A process for making surface-silanized TLC separation materials for use in aqueous elution agent systems is disclosed in U.S. Pat. Nos. 4,741,830 and 4,793,921, incorporated by reference herein.
Japanese Public Disclosure No. 192797/86 discloses a method for concentrating eicosapentaenoic acid and docosahexaenoic acid in their triglyceride forms with silica gel chemically bound with an octadecyl group or a styrene-divinylbenzene copolymer.
Zinnen U.S. Pat. No. 4,784,807 discloses the separation of triglycerides based on degree of unsaturation with omega zeolite or carbon adsorbents and ketones, toluene and ketone/aliphatic hydrocarbon mixtures as desorbents.
The invention herein can be practiced in fixed or moving adsorbent bed systems, but the preferred system for this separation is a countercurrent simulated moving bed system, such as described in Broughton U.S. Pat. No. 2,985,589, incorporated herein by reference. Cyclic advancement of the input and output streams can be accomplished by a manifolding system, which are also known, e.g., by rotary disc valves showing in U.S. Pat. Nos. 3,040,777 and 3,422,848. Equipment utilizing these principles are familiar, in sizes ranging from pilot plant scale (deRosset U.S. Pat. No. 3,706,812) to commercial scale in flow rates from a few cc per hour to many thousands of gallons per hour.
The functions and properties of adsorbents and desorbents in the chromatographic separation of liquid components are well known, but for reference thereto, Zinnen et al U.S. Pat. No. 4,770,819, which relates to the separation of diglycerides from triglycerides with omega zeolite or silica adsorbents is incorporated herein. From FIG. 1 and Example II of this patent, it can be seen that Zinnen et al was not able to separate triglycerides on the basis of degree of unsaturation with silica gel, since all the triglycerides eluted at the same time.
I have found adsorbents, which, in combination with certain desorbent liquids, will selectively adsorb the more highly unsaturated triglycerides contained in triglyceride mixtures having components with different degrees of unsaturation. The more saturated (less unsaturated) triglycerides are relatively non-adsorbed and elute first. Thus, the more saturated triglyceride components of the feed are eluted as raffinate and the more highly unsaturated triglycerides are adsorbed and eluted as extract by desorption with the desorbent.

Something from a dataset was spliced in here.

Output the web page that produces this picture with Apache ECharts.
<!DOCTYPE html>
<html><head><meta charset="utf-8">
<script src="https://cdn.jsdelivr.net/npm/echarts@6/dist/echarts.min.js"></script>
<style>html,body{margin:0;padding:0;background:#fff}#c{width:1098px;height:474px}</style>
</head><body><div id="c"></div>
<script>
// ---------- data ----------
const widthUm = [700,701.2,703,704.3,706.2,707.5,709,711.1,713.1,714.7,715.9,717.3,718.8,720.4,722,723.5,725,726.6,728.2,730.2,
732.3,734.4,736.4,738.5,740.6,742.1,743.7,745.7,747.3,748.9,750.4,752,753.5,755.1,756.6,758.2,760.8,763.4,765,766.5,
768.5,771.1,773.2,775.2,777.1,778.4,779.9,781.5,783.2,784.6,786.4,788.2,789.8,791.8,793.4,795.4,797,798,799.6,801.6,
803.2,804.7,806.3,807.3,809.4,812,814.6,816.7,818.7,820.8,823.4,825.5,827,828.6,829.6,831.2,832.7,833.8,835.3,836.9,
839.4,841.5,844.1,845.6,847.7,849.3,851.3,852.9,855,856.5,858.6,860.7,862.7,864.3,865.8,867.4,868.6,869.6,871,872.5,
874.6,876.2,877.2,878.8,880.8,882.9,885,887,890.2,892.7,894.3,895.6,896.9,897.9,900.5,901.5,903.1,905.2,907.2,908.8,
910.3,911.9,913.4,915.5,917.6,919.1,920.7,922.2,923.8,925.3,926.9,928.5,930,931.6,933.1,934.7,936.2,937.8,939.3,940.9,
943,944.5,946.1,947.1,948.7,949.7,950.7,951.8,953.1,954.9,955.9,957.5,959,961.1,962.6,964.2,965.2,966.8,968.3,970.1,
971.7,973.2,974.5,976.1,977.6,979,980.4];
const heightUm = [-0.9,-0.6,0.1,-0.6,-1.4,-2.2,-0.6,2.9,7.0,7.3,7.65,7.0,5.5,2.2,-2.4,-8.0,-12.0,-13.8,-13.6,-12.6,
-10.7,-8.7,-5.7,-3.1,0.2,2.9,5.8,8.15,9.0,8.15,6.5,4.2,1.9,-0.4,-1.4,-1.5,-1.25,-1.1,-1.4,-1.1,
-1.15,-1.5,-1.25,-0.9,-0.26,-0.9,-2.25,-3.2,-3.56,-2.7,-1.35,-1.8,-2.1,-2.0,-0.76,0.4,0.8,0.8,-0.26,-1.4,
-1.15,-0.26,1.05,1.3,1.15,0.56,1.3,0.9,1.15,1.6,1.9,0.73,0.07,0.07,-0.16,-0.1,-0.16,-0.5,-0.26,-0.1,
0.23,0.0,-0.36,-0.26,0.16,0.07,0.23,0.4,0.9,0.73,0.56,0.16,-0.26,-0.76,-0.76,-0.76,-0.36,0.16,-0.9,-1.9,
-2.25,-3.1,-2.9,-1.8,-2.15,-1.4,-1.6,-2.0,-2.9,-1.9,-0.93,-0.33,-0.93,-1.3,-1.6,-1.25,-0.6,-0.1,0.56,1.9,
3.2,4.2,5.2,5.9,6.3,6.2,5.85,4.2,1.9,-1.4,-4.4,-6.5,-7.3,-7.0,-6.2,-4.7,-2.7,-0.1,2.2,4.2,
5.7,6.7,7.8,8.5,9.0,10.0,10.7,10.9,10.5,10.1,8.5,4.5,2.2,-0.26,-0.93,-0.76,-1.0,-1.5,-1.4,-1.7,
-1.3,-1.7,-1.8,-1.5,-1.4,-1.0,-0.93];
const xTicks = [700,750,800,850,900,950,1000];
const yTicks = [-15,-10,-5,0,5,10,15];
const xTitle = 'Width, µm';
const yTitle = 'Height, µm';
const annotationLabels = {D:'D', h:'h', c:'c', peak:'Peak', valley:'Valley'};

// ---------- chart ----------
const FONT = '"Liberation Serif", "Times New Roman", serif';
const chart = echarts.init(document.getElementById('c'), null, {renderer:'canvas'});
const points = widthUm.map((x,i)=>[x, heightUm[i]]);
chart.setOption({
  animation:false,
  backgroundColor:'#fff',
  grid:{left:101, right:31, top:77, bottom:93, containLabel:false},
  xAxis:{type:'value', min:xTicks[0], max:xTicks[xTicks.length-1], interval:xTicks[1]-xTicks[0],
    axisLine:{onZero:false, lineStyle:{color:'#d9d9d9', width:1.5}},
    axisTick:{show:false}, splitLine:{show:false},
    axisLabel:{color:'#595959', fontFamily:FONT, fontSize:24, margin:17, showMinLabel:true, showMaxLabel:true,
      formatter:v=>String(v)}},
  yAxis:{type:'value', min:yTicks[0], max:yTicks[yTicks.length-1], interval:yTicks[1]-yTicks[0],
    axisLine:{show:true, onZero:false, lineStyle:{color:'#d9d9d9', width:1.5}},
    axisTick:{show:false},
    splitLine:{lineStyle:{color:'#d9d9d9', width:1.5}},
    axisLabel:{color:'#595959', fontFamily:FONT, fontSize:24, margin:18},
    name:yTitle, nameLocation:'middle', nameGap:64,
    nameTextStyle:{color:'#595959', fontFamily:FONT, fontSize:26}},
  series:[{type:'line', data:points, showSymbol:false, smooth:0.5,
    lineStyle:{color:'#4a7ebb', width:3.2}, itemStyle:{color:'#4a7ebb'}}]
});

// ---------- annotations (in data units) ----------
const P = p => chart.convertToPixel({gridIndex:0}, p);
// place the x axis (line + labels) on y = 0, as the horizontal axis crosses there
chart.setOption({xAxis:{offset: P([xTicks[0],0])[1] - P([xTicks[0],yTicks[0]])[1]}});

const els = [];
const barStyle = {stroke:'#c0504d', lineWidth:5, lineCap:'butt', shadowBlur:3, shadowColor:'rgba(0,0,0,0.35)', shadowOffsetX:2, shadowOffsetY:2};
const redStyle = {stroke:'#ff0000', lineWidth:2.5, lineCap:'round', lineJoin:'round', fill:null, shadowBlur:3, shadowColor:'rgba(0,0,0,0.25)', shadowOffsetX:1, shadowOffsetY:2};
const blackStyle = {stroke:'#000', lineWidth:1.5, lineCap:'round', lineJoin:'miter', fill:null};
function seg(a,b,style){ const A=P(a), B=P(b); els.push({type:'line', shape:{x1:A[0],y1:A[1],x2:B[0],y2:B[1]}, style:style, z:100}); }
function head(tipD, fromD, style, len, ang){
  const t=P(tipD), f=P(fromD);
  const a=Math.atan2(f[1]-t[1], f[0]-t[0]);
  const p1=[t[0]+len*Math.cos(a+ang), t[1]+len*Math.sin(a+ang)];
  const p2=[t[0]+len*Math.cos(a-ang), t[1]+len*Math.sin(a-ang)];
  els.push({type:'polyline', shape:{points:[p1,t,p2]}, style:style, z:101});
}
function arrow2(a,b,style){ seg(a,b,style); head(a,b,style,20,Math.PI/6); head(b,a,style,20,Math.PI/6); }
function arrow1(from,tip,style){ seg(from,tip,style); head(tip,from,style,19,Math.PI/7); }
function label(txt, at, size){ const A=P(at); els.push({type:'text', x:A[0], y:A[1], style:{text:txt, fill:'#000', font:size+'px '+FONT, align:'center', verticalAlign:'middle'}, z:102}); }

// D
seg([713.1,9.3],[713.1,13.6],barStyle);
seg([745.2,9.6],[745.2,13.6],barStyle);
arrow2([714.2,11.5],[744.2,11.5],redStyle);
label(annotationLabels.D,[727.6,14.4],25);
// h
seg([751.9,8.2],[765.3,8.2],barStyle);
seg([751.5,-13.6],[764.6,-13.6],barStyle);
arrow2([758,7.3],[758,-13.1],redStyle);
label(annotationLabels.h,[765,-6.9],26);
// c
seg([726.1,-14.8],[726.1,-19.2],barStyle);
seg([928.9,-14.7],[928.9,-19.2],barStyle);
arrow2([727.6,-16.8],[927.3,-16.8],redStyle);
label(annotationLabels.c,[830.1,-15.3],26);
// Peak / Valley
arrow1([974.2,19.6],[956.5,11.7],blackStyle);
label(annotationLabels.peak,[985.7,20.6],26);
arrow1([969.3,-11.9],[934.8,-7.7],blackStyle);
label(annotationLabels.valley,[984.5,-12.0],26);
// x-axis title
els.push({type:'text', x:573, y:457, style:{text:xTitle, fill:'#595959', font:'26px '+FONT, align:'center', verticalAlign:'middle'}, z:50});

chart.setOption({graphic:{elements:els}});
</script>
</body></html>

These adsorbents are thermally stable and thus can be regenerated easily at elevated temperatures without collapsing the pore structure. Furthermore, since there are no metal exchange ions, they are deemed suitable for the separation of food products and are chemically stable to impurities contained in the feed.
I have discovered a method for separating mixtures of unsaturated triglycerides on the basis of degree of unsaturation. The triglycerides may include monounsaturated and polyunsaturated triglycerides.